Let us join our host, Cosmin Nasui, in exploring the Rock Museum:
“Putting something into a museum does not mean that it is ossified, quite the contrary, we worked on this project out of an interest in taking over these experiences in rock music in Romania, which started with the late '60s, with various forms of evolution during the communist period, from the '70s and '80s, up to the period after 1989. There is an entire discussion about the invention of the rock guitar by Romanians. Because rock means electric guitar, folk means acoustic guitar, but an electric guitar could not be built during communist years in Romania. Such instruments could not be imported, so they were recreated, based on pictures, based on electrical blueprints of instruments that reached Romania in magazines. We still have access to sources, and that is why the project started upon Doru Ionescu's initiative grew as we intensified documentation and research in all areas, and used instruments found in museum catalogs, instruments typical of this discipline, to be applied to a domain that is often ephemeral. It is a phenomenon that belongs to the audio area, the audio-video area sometimes, which left behind, in addition to fabulous tracks, legendary bands, legendary artists, many elements of material heritage, from musical instruments to outfits, letters, correspondence kept by these fabulous people. We also got sheet music, first drafts, showing the inner workings of these mechanisms for creation. We even got in the area of the cultural infrastructure during communism, based on clubs that were integrated into the Student Culture Houses, which highlight a very interesting student and youth movement, and this is the particularity of Romanian rock, being born in a student and a youth movement.”

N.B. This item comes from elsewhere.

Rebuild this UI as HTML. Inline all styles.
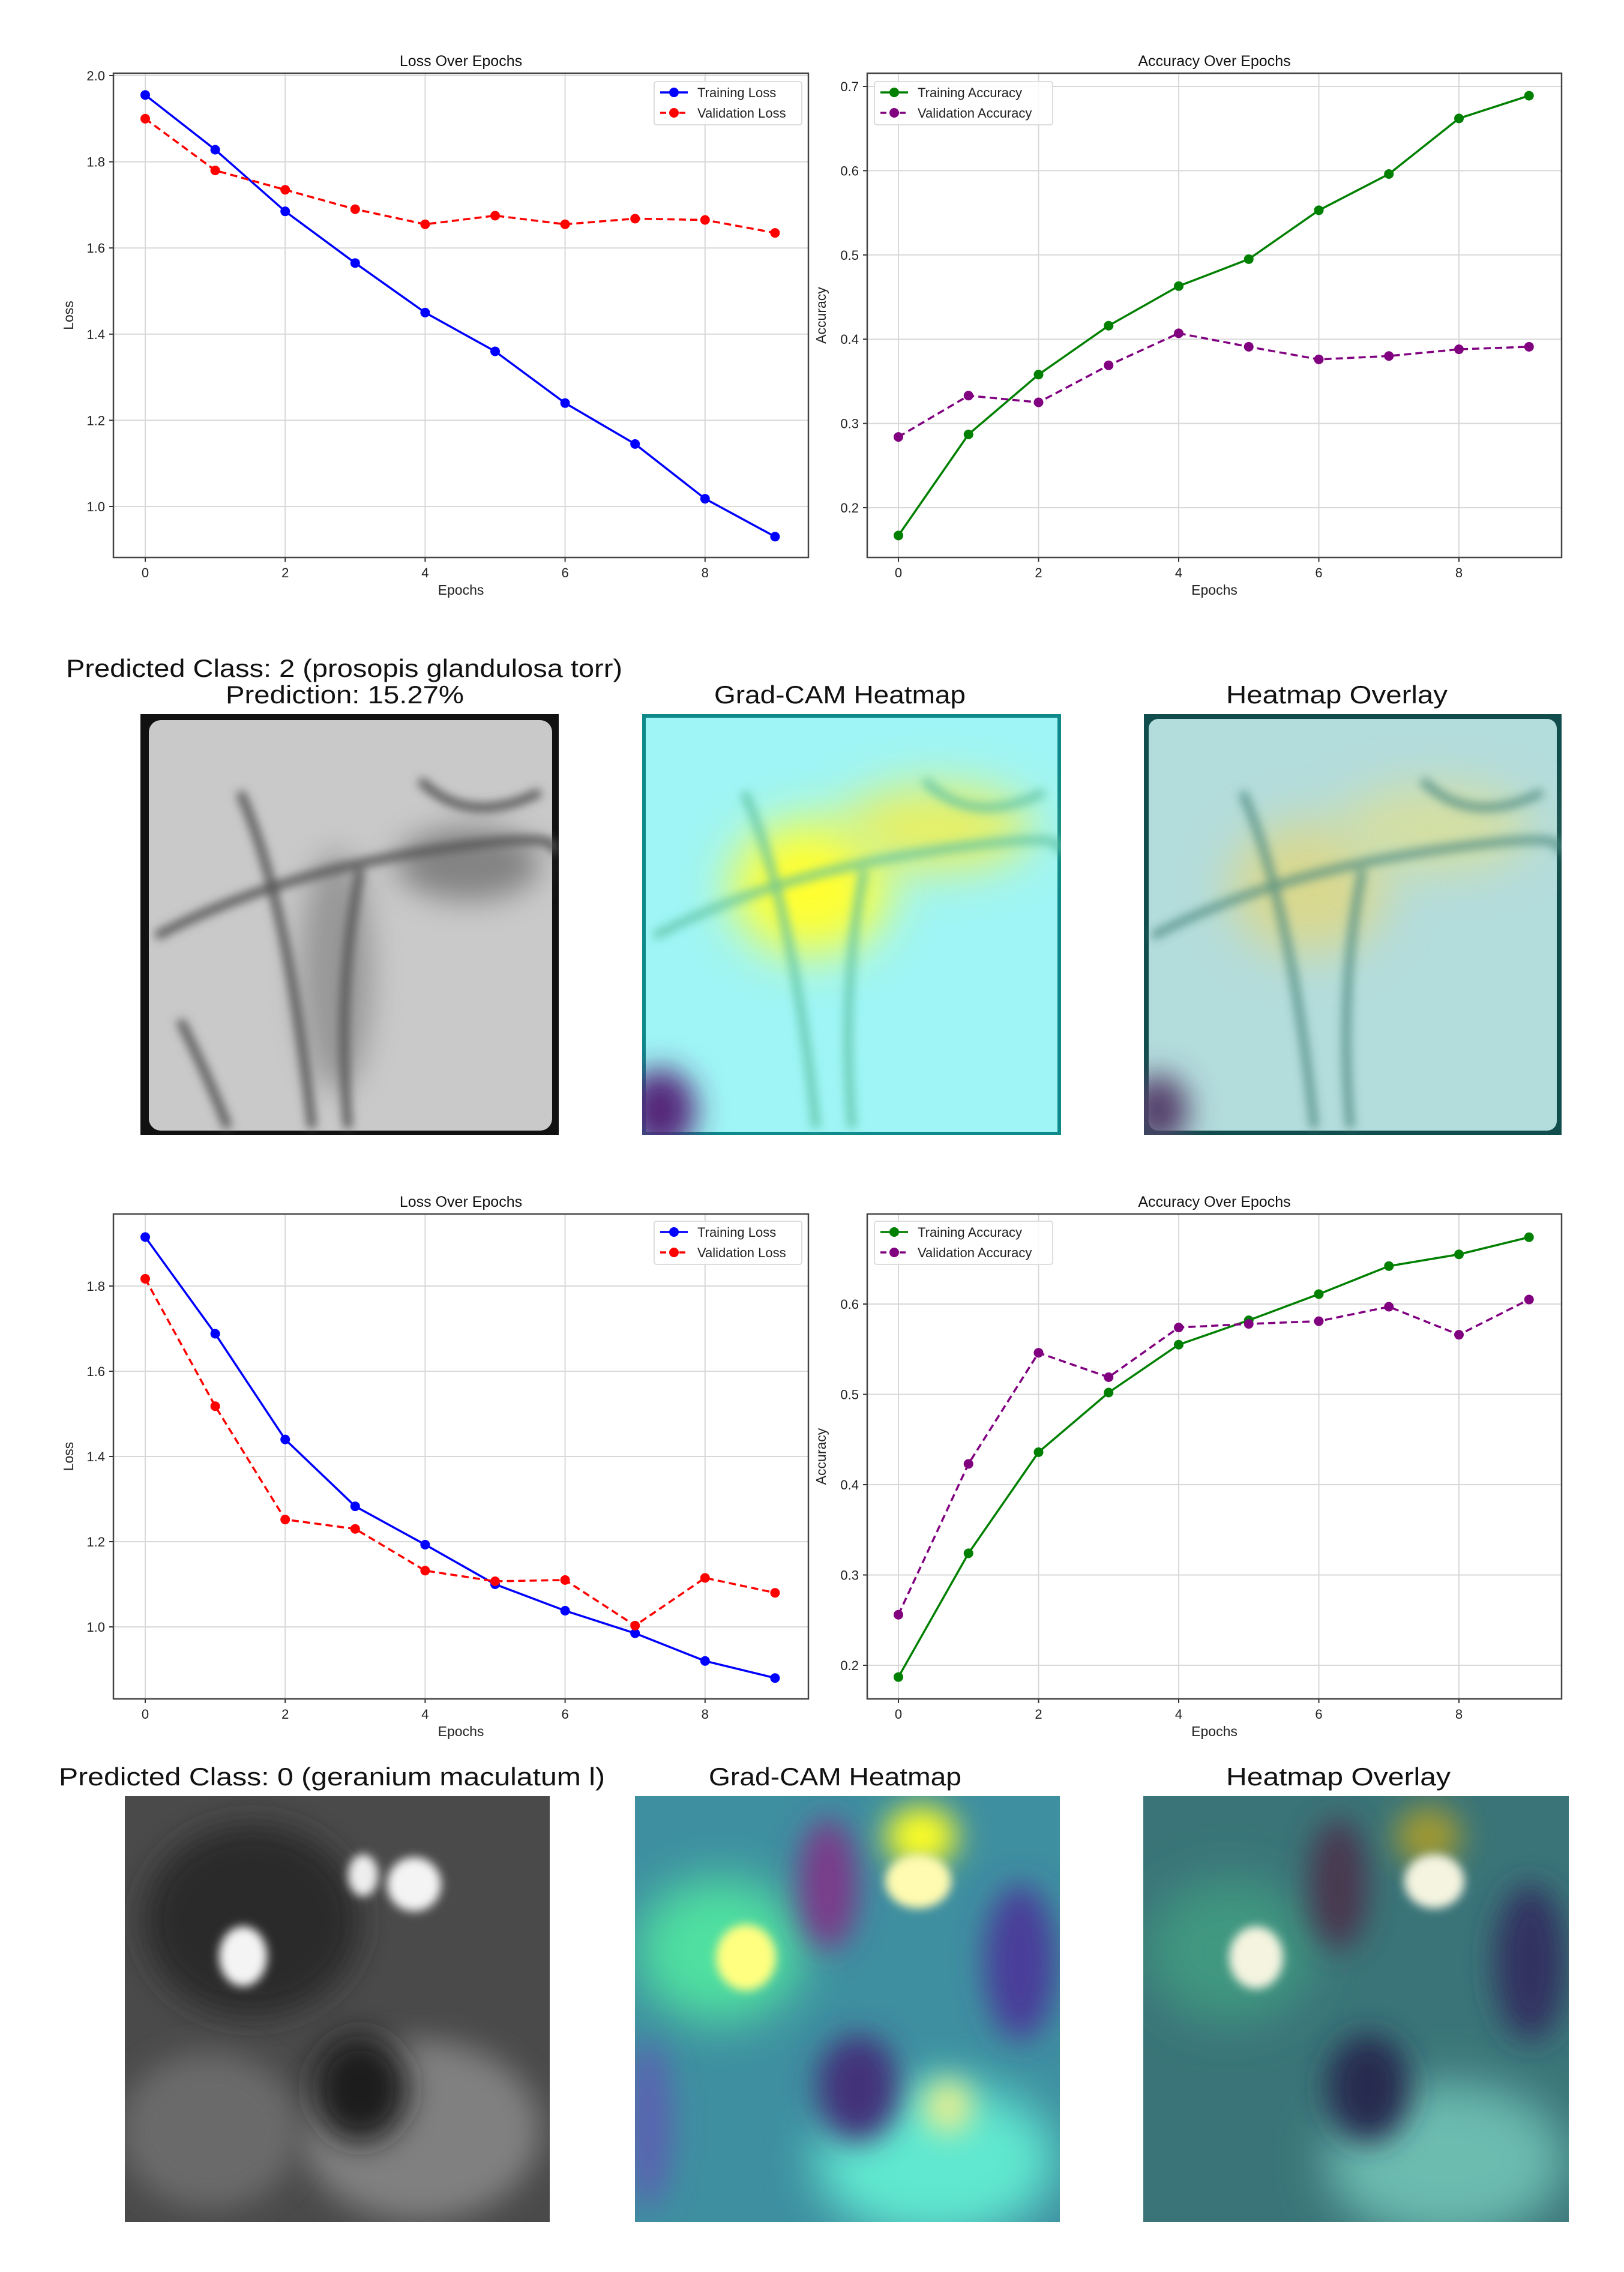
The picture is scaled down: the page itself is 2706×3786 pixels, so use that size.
<!DOCTYPE html>
<html><head><meta charset="utf-8"><style>
html,body{margin:0;padding:0;background:#fff;}
svg{display:block;font-family:"Liberation Sans","DejaVu Sans",sans-serif;}
</style></head><body>
<svg id="fig" width="2706" height="3786" viewBox="0 0 2706 3786" xmlns="http://www.w3.org/2000/svg">
<defs>
<filter id="blur8" x="-100%" y="-100%" width="300%" height="300%"><feGaussianBlur stdDeviation="8"/></filter>
<filter id="blur25" x="-100%" y="-100%" width="300%" height="300%"><feGaussianBlur stdDeviation="25"/></filter>
<filter id="blur40" x="-100%" y="-100%" width="300%" height="300%"><feGaussianBlur stdDeviation="40"/></filter>
<clipPath id="c1"><rect x="234" y="1190" width="697" height="701"/></clipPath>
<clipPath id="c2"><rect x="1070" y="1190" width="698" height="701"/></clipPath>
<clipPath id="c3"><rect x="1906" y="1190" width="696" height="701"/></clipPath>
<clipPath id="c4"><rect x="208" y="2993" width="708" height="710"/></clipPath>
<clipPath id="c5"><rect x="1058" y="2993" width="708" height="710"/></clipPath>
<clipPath id="c6"><rect x="1905" y="2993" width="709" height="710"/></clipPath>
</defs>
<g id="charts"></g>

<!-- Row 2 titles -->
<text x="110" y="1128" font-size="42" textLength="927" lengthAdjust="spacingAndGlyphs" fill="#111">Predicted Class: 2 (prosopis glandulosa torr)</text>
<text x="376" y="1172" font-size="42" textLength="397" lengthAdjust="spacingAndGlyphs" fill="#111">Prediction: 15.27%</text>
<text x="1190" y="1172" font-size="42" textLength="419" lengthAdjust="spacingAndGlyphs" fill="#111">Grad-CAM Heatmap</text>
<text x="2043" y="1172" font-size="42" textLength="369" lengthAdjust="spacingAndGlyphs" fill="#111">Heatmap Overlay</text>

<!-- Row 2 images -->
<g clip-path="url(#c1)">
<rect x="234" y="1190" width="697" height="701" fill="#111"/>
<rect x="248" y="1200" width="672" height="684" rx="20" fill="#c9c9c9"/>
<ellipse cx="780" cy="1440" rx="120" ry="60" fill="#666" filter="url(#blur25)" opacity="0.7"/>
<ellipse cx="560" cy="1620" rx="60" ry="200" fill="#777" filter="url(#blur25)" opacity="0.6"/>
<g filter="url(#blur8)" stroke="#555" fill="none" stroke-width="14">
<path d="M260 1560 Q450 1460 700 1420 T920 1420"/>
<path d="M400 1320 Q480 1500 520 1880"/>
<path d="M600 1450 Q560 1650 580 1880"/>
<path d="M700 1300 Q780 1380 900 1320"/>
<path d="M300 1700 Q350 1800 380 1880"/>
</g>
</g>
<g clip-path="url(#c2)">
<rect x="1070" y="1190" width="698" height="701" fill="#0e8a8a"/>
<rect x="1076" y="1196" width="686" height="690" fill="#9ff5f5"/>
<ellipse cx="1350" cy="1480" rx="130" ry="110" fill="#ffff33" filter="url(#blur40)"/>
<ellipse cx="1560" cy="1380" rx="160" ry="70" fill="#e8f060" filter="url(#blur40)"/>
<ellipse cx="1100" cy="1850" rx="60" ry="70" fill="#55267a" filter="url(#blur25)"/>
<g filter="url(#blur8)" stroke="#5cc0a0" fill="none" stroke-width="14" opacity="0.8">
<path d="M1090 1560 Q1280 1460 1540 1420 T1760 1420"/>
<path d="M1240 1320 Q1320 1500 1360 1880"/>
<path d="M1440 1450 Q1400 1650 1420 1880"/>
<path d="M1540 1300 Q1620 1380 1740 1320"/>
</g>
</g>
<g clip-path="url(#c3)">
<rect x="1906" y="1190" width="696" height="701" fill="#124d4d"/>
<rect x="1914" y="1198" width="680" height="686" rx="16" fill="#b3dcdc"/>
<ellipse cx="2180" cy="1480" rx="130" ry="110" fill="#d8d890" filter="url(#blur40)"/>
<ellipse cx="2390" cy="1380" rx="160" ry="70" fill="#d5dfa0" filter="url(#blur40)"/>
<ellipse cx="1930" cy="1850" rx="50" ry="60" fill="#55406a" filter="url(#blur25)"/>
<g filter="url(#blur8)" stroke="#4d8a80" fill="none" stroke-width="14" opacity="0.8">
<path d="M1920 1560 Q2110 1460 2370 1420 T2595 1420"/>
<path d="M2070 1320 Q2150 1500 2190 1880"/>
<path d="M2270 1450 Q2230 1650 2250 1880"/>
<path d="M2370 1300 Q2450 1380 2570 1320"/>
</g>
</g>

<!-- Row 4 titles -->
<text x="98" y="2975" font-size="42" textLength="910" lengthAdjust="spacingAndGlyphs" fill="#111">Predicted Class: 0 (geranium maculatum l)</text>
<text x="1181" y="2975" font-size="42" textLength="421" lengthAdjust="spacingAndGlyphs" fill="#111">Grad-CAM Heatmap</text>
<text x="2043" y="2975" font-size="42" textLength="374" lengthAdjust="spacingAndGlyphs" fill="#111">Heatmap Overlay</text>

<!-- Row 4 images -->
<g clip-path="url(#c4)">
<rect x="208" y="2993" width="708" height="710" fill="#4a4a4a"/>
<ellipse cx="420" cy="3200" rx="180" ry="160" fill="#2a2a2a" filter="url(#blur25)"/>
<ellipse cx="700" cy="3550" rx="200" ry="150" fill="#808080" filter="url(#blur25)"/>
<ellipse cx="350" cy="3550" rx="150" ry="130" fill="#6a6a6a" filter="url(#blur25)"/>
<ellipse cx="600" cy="3480" rx="80" ry="90" fill="#1c1c1c" filter="url(#blur25)"/>
<ellipse cx="690" cy="3140" rx="45" ry="45" fill="#f4f4f4" filter="url(#blur8)"/>
<ellipse cx="605" cy="3125" rx="25" ry="35" fill="#eee" filter="url(#blur8)"/>
<ellipse cx="405" cy="3260" rx="40" ry="50" fill="#f4f4f4" filter="url(#blur8)"/>
</g>
<g clip-path="url(#c5)">
<rect x="1058" y="2993" width="708" height="710" fill="#3e8fa0"/>
<ellipse cx="1200" cy="3250" rx="140" ry="120" fill="#50e0a0" filter="url(#blur40)"/>
<ellipse cx="1560" cy="3600" rx="200" ry="130" fill="#60e8d0" filter="url(#blur40)"/>
<ellipse cx="1380" cy="3140" rx="50" ry="110" fill="#7a3a8a" filter="url(#blur25)"/>
<ellipse cx="1700" cy="3270" rx="60" ry="130" fill="#4a3e9a" filter="url(#blur25)"/>
<ellipse cx="1430" cy="3480" rx="70" ry="90" fill="#42307a" filter="url(#blur25)"/>
<ellipse cx="1080" cy="3540" rx="40" ry="140" fill="#5a64b0" filter="url(#blur25)"/>
<ellipse cx="1535" cy="3060" rx="60" ry="50" fill="#ffff20" filter="url(#blur25)"/>
<ellipse cx="1530" cy="3135" rx="55" ry="45" fill="#fffbb0" filter="url(#blur8)"/>
<ellipse cx="1243" cy="3262" rx="50" ry="55" fill="#ffff80" filter="url(#blur8)"/>
<ellipse cx="1580" cy="3510" rx="40" ry="45" fill="#e8f090" filter="url(#blur25)"/>
</g>
<g clip-path="url(#c6)">
<rect x="1905" y="2993" width="709" height="710" fill="#3a7478"/>
<ellipse cx="2050" cy="3250" rx="140" ry="120" fill="#3f9880" filter="url(#blur40)"/>
<ellipse cx="2410" cy="3600" rx="200" ry="130" fill="#6cbcb0" filter="url(#blur40)"/>
<ellipse cx="2230" cy="3140" rx="50" ry="110" fill="#4a3850" filter="url(#blur25)"/>
<ellipse cx="2550" cy="3270" rx="60" ry="130" fill="#303060" filter="url(#blur25)"/>
<ellipse cx="2280" cy="3480" rx="70" ry="90" fill="#252a50" filter="url(#blur25)"/>
<ellipse cx="2380" cy="3060" rx="55" ry="50" fill="#a09a30" filter="url(#blur25)"/>
<ellipse cx="2390" cy="3135" rx="50" ry="45" fill="#f4f4e0" filter="url(#blur8)"/>
<ellipse cx="2093" cy="3262" rx="45" ry="52" fill="#f4f4e0" filter="url(#blur8)"/>
</g>
</svg>
<script>
// ---- chart data ----
const epochs = [0,1,2,3,4,5,6,7,8,9];
const xTicks = [0,2,4,6,8];
const loss1Train = [1.955,1.828,1.685,1.565,1.45,1.36,1.24,1.145,1.018,0.93];
const loss1Val = [1.90,1.78,1.735,1.69,1.655,1.675,1.655,1.668,1.665,1.635];
const loss1Ticks = [1.0,1.2,1.4,1.6,1.8,2.0];
const acc1Train = [0.167,0.287,0.358,0.416,0.463,0.495,0.553,0.596,0.662,0.689];
const acc1Val = [0.284,0.333,0.325,0.369,0.407,0.391,0.376,0.380,0.388,0.391];
const acc1Ticks = [0.2,0.3,0.4,0.5,0.6,0.7];
const loss2Train = [1.915,1.688,1.44,1.283,1.193,1.10,1.038,0.985,0.92,0.88];
const loss2Val = [1.817,1.518,1.252,1.23,1.132,1.107,1.11,1.003,1.115,1.08];
const loss2Ticks = [1.0,1.2,1.4,1.6,1.8];
const acc2Train = [0.187,0.324,0.436,0.502,0.555,0.582,0.611,0.642,0.655,0.674];
const acc2Val = [0.256,0.423,0.546,0.519,0.574,0.578,0.581,0.597,0.566,0.605];
const acc2Ticks = [0.2,0.3,0.4,0.5,0.6];

const NS = "http://www.w3.org/2000/svg";
const root = document.getElementById('charts');
function mk(tag, attrs, parent){
  const e = document.createElementNS(NS, tag);
  for (const k in attrs) e.setAttribute(k, attrs[k]);
  (parent||root).appendChild(e);
  return e;
}
function chart(cfg){
  const g = mk('g', {});
  
  
  const xs = v => cfg.x0 + v*cfg.dx;
  const ys = v => cfg.yA + (v - cfg.vA)*(cfg.yB - cfg.yA)/(cfg.vB - cfg.vA);
  xTicks.forEach(t=>{
    const l = mk('line',{x1:xs(t),x2:xs(t),y1:cfg.top,y2:cfg.bottom,stroke:'#d8d8d8','stroke-width':2},g);
    
    
    const tl = mk('text',{x:xs(t),y:cfg.bottom+33,'font-size':22,'text-anchor':'middle',fill:'#222'},g);
    tl.textContent = t;
    
    
    mk('line',{x1:xs(t),x2:xs(t),y1:cfg.bottom,y2:cfg.bottom+7,stroke:'#333','stroke-width':2},g);
  });
  cfg.ticks.forEach(t=>{
    const l = mk('line',{x1:cfg.left,x2:cfg.right,y1:ys(t),y2:ys(t),stroke:'#d8d8d8','stroke-width':2},g);
    
    
    const tl = mk('text',{x:cfg.left-14,y:ys(t)+8,'font-size':22,'text-anchor':'end',fill:'#222'},g);
    tl.textContent = t.toFixed(1);
    
    
    mk('line',{x1:cfg.left-7,x2:cfg.left,y1:ys(t),y2:ys(t),stroke:'#333','stroke-width':2},g);
  });
  const frame = mk('rect',{x:cfg.left,y:cfg.top,width:cfg.right-cfg.left,height:cfg.bottom-cfg.top,fill:'none',stroke:'#444','stroke-width':2.5},g);
  
  
  const title = mk('text',{x:(cfg.left+cfg.right)/2,y:cfg.top-12,'font-size':25,'text-anchor':'middle',fill:'#111'},g);
  title.textContent = cfg.title;
  
  
  const xl = mk('text',{x:(cfg.left+cfg.right)/2,y:cfg.bottom+62,'font-size':23,'text-anchor':'middle',fill:'#222'},g);
  xl.textContent = 'Epochs';
  
  
  const yc = (cfg.top+cfg.bottom)/2;
  const yl = mk('text',{x:cfg.ylx,y:yc,'font-size':23,'text-anchor':'middle',fill:'#222',transform:`rotate(-90 ${cfg.ylx} ${yc})`},g);
  yl.textContent = cfg.ylabel;
  
  
  cfg.series.forEach(s=>{
    const pts = s.data.map((v,i)=>xs(epochs[i])+','+ys(v)).join(' ');
    const pl = mk('polyline',{points:pts,fill:'none',stroke:s.color,'stroke-width':3.5,'stroke-dasharray':s.dash?'12,7':'none'},g);
    
    
    s.data.forEach((v,i)=>{
      const c = mk('circle',{cx:xs(epochs[i]),cy:ys(v),r:8,fill:s.color},g);
      
      
    });
  });
  const lg = mk('g',{},g);
  
  
  mk('rect',{x:cfg.lx,y:cfg.ly,width:cfg.lw,height:72,rx:4,fill:'#fff','fill-opacity':0.85,stroke:'#ddd','stroke-width':2},lg);
  cfg.series.forEach((s,k)=>{
    const yy = cfg.ly + 18 + k*34;
    mk('line',{x1:cfg.lx+10,x2:cfg.lx+56,y1:yy,y2:yy,stroke:s.color,'stroke-width':3.5,'stroke-dasharray':s.dash?'10,6':'none'},lg);
    mk('circle',{cx:cfg.lx+33,cy:yy,r:8,fill:s.color},lg);
    const t = mk('text',{x:cfg.lx+72,y:yy+8,'font-size':22,fill:'#222'},lg);
    t.textContent = s.label;
    
    
  });
}
chart({name:'loss-chart-1',title:'Loss Over Epochs',ylabel:'Loss',left:189,right:1347,top:122,bottom:929,x0:242,dx:116.6,
  yA:126,vA:2.0,yB:844,vB:1.0,ticks:loss1Ticks,ylx:122,lx:1090,ly:136,lw:246,
  series:[{key:'training-loss',label:'Training Loss',data:loss1Train,color:'#0000ff'},{key:'validation-loss',label:'Validation Loss',data:loss1Val,color:'#ff0000',dash:true}]});
chart({name:'accuracy-chart-1',title:'Accuracy Over Epochs',ylabel:'Accuracy',left:1445,right:2602,top:122,bottom:929,x0:1497,dx:116.75,
  yA:144,vA:0.7,yB:846,vB:0.2,ticks:acc1Ticks,ylx:1376,lx:1457,ly:136,lw:297,
  series:[{key:'training-accuracy',label:'Training Accuracy',data:acc1Train,color:'#008000'},{key:'validation-accuracy',label:'Validation Accuracy',data:acc1Val,color:'#800080',dash:true}]});
chart({name:'loss-chart-2',title:'Loss Over Epochs',ylabel:'Loss',left:189,right:1347,top:2023,bottom:2831,x0:242,dx:116.6,
  yA:2143,vA:1.8,yB:2711,vB:1.0,ticks:loss2Ticks,ylx:122,lx:1090,ly:2035,lw:246,
  series:[{key:'training-loss',label:'Training Loss',data:loss2Train,color:'#0000ff'},{key:'validation-loss',label:'Validation Loss',data:loss2Val,color:'#ff0000',dash:true}]});
chart({name:'accuracy-chart-2',title:'Accuracy Over Epochs',ylabel:'Accuracy',left:1445,right:2602,top:2023,bottom:2831,x0:1497,dx:116.75,
  yA:2173,vA:0.6,yB:2775,vB:0.2,ticks:acc2Ticks,ylx:1376,lx:1457,ly:2035,lw:297,
  series:[{key:'training-accuracy',label:'Training Accuracy',data:acc2Train,color:'#008000'},{key:'validation-accuracy',label:'Validation Accuracy',data:acc2Val,color:'#800080',dash:true}]});
</script>
</body></html>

Cosmin Nasui went on to add:
“Before any physical form of the museum appears, we were interested in having an archive, being able to put together inventories. For that we needed to borrow from private collections objects that we scanned, photographed, and some of them are photographed 360 degrees, and so can be rotated on the on-line platform, they can be zoomed into, it made possible the beginning of creating a panorama of these objects. Some of them are still functional, even to use on stage, not just the studio. Others are lost to the Romanian patrimony, because a large part of Romanian musicians emigrated to various Western countries, taking with them instruments that we could never recover.”
There is also an area of postcards, letters, correspondence between the artists, but also albums accessible to people with visual impairments, for instance. Cosmin Nasui told us:
“A museum does not necessarily have to look to the past, to the Stone Age or the Middle Ages, or the modern period of Romania. We believe that we have to look to a period closer to the present, because many of these bands are no longer functioning, some of these stages have disappeared, things of this sort can be lost, they have quite an amount of fragility, because even oral histories, that can be written down, or the instruments, these can disappear, making it very difficult for anyone taking on such an enterprise to recover and rediscover those things that cannot be heard in the music. The music that, of course, is center stage.”
The story goes on. In the next stage, they plan to go regional, and try to discover what rock meant in various places in the country, in student centers, starting to build a network of museums, to be associated with big music events, as a sort of backstage pass.